BRIEF
Go through the records and extract every line with the word "that".

[START OF MATERIAL]

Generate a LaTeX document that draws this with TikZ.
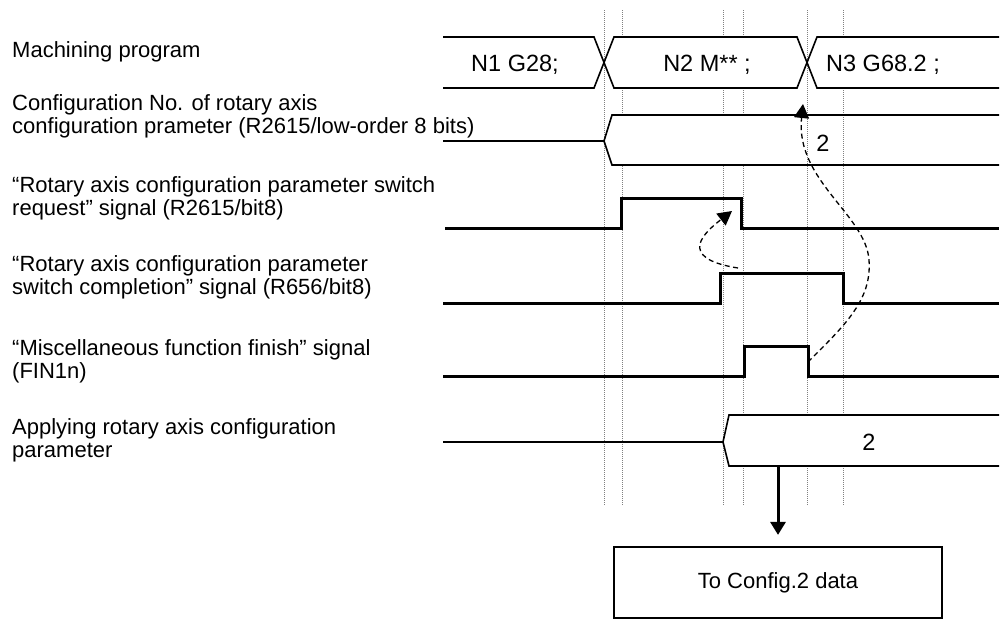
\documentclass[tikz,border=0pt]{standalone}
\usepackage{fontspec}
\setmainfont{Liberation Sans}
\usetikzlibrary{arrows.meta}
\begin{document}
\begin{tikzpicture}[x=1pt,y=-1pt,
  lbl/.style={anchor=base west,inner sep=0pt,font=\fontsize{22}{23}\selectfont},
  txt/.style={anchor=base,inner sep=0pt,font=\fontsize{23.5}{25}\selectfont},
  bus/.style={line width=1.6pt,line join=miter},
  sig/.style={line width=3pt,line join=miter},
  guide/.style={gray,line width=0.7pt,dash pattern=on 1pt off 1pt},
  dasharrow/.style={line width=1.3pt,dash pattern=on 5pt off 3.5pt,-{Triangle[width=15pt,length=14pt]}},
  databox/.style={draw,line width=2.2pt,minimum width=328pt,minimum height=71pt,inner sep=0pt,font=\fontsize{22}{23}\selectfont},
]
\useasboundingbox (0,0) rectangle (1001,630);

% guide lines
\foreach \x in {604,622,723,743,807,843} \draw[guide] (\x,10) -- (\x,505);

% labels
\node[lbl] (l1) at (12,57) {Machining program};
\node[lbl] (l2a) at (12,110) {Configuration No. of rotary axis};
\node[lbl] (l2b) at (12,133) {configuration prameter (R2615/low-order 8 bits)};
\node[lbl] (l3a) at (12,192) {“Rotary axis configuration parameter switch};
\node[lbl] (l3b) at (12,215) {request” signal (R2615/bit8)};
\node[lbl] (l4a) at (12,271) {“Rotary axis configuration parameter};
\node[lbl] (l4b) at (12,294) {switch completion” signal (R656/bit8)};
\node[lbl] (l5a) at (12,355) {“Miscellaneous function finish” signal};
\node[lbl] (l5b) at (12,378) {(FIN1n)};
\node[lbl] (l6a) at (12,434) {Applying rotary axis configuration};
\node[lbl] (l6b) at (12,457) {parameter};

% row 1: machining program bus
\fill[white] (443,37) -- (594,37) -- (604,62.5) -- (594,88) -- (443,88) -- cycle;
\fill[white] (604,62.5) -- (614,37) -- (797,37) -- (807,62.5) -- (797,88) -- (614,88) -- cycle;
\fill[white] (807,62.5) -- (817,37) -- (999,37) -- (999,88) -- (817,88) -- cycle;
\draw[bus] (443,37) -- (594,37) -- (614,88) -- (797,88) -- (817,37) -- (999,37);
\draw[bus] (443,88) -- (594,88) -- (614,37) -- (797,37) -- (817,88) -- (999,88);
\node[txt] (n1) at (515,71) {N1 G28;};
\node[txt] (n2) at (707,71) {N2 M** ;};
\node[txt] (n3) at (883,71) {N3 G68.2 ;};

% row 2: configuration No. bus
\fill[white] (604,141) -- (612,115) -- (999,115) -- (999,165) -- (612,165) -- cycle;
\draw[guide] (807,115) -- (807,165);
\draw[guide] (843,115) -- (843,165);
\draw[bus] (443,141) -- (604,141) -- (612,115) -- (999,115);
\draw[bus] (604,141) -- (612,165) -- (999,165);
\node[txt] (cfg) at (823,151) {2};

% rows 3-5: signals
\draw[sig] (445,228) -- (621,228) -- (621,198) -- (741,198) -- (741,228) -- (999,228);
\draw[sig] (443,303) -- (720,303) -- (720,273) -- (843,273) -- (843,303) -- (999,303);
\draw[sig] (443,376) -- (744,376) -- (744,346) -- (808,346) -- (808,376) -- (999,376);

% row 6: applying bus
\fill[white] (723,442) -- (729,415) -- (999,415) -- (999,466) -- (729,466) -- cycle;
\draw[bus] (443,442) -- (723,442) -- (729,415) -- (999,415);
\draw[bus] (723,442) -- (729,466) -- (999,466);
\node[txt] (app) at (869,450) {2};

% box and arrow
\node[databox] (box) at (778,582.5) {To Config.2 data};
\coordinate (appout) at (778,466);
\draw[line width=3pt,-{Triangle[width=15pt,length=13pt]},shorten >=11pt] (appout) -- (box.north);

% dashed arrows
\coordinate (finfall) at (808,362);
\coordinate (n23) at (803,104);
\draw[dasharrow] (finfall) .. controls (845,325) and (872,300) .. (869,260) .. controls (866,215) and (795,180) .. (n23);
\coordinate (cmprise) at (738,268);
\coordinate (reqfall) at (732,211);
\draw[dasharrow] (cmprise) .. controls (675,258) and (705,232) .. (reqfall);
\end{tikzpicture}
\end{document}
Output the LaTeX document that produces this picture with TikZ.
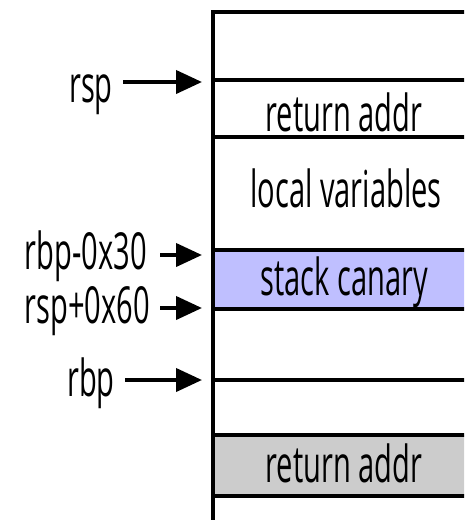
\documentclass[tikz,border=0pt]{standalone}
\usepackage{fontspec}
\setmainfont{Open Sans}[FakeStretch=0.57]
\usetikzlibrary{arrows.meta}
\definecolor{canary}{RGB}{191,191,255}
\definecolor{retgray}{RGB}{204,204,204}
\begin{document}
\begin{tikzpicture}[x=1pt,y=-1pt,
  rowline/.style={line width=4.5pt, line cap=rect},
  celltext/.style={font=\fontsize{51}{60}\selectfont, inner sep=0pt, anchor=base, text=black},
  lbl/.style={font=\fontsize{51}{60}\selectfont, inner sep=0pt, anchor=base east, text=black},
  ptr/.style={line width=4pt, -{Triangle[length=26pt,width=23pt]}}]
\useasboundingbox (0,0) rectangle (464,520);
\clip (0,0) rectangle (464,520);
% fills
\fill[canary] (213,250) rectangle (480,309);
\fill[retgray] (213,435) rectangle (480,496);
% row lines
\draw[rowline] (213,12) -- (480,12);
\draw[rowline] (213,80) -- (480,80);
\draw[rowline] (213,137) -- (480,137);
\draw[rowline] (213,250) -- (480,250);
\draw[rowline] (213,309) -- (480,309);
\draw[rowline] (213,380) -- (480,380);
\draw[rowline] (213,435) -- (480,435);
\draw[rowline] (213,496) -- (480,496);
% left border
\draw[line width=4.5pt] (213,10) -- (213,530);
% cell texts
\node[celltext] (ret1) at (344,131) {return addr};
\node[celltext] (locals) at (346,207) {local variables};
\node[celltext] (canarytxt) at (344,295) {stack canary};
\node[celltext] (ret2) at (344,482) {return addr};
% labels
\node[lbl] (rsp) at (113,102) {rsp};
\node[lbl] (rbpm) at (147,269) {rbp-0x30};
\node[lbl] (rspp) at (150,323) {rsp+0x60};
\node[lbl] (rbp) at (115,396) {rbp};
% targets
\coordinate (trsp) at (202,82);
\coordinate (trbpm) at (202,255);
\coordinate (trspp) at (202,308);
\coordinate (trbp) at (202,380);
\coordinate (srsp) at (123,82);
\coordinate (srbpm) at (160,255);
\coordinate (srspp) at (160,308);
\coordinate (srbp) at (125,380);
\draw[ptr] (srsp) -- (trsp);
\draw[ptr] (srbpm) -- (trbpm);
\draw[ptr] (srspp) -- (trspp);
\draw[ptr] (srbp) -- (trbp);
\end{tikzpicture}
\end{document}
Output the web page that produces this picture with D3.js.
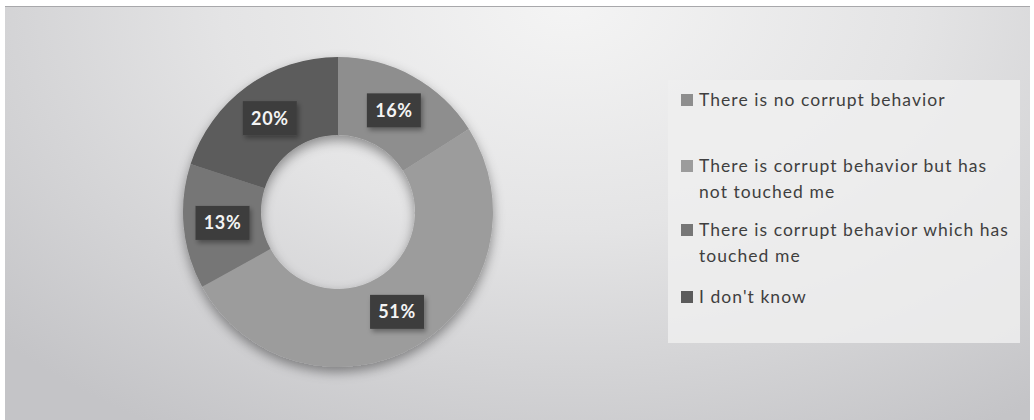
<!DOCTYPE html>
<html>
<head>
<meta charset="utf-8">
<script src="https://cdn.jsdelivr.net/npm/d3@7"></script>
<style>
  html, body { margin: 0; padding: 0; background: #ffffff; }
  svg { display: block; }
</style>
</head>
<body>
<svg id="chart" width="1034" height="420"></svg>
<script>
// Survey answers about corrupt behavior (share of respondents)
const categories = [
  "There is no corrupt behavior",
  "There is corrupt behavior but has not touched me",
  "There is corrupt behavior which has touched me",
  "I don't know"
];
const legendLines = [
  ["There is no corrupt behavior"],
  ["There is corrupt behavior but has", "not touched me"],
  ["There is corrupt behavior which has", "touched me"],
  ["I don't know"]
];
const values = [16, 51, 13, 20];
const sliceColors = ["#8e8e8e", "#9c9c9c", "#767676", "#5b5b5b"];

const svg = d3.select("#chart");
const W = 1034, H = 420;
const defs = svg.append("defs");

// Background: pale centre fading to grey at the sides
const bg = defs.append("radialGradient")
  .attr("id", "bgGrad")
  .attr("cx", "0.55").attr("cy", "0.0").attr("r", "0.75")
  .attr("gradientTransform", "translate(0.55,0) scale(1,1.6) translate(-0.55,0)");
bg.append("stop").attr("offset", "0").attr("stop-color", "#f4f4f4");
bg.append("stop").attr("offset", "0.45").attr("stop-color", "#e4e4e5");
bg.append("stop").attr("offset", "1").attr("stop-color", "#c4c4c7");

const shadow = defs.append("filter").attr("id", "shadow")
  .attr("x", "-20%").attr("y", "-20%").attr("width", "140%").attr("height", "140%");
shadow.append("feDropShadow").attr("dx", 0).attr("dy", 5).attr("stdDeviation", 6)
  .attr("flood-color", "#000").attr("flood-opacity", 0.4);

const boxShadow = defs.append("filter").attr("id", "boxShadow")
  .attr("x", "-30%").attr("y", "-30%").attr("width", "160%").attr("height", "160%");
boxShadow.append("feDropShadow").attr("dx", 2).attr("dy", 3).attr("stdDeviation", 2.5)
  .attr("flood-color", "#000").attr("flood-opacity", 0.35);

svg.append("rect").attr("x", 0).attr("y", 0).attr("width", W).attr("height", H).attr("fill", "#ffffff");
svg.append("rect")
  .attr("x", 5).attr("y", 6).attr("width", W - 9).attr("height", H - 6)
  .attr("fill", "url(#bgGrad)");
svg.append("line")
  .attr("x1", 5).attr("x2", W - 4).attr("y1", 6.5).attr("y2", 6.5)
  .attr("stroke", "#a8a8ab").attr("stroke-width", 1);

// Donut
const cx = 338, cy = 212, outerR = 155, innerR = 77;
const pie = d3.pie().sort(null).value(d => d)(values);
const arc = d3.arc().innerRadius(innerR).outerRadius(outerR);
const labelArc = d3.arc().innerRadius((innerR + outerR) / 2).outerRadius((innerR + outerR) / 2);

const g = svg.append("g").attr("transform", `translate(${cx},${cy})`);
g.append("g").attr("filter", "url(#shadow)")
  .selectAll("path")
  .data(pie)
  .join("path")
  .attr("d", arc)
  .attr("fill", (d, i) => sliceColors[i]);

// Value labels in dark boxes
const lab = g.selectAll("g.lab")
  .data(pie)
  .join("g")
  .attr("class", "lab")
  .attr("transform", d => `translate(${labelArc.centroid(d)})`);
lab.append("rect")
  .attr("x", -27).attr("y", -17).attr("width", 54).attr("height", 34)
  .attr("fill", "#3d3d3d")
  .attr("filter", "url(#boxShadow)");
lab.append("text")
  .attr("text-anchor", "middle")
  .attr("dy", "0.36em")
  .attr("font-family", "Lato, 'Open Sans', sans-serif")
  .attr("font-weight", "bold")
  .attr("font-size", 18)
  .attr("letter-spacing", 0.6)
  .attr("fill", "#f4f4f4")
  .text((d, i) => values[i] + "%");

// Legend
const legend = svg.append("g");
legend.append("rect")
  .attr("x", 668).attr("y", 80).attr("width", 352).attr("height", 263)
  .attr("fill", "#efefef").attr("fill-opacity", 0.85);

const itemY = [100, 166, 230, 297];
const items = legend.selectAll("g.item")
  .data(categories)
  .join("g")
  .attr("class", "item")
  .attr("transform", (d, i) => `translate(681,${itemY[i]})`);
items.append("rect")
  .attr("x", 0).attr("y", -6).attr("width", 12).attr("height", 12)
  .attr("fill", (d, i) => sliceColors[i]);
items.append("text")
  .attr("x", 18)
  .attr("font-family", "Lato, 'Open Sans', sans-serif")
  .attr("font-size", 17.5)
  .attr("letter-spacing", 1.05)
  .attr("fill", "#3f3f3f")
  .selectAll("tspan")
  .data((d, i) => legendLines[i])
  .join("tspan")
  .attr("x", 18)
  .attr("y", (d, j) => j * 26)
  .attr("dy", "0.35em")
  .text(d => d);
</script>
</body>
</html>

[END OF MATERIAL]

SOLUTION BELOW
Generate a LaTeX document that draws this with TikZ.
Output the LaTeX document that produces this picture with TikZ.
Output the web page that produces this picture with D3.js.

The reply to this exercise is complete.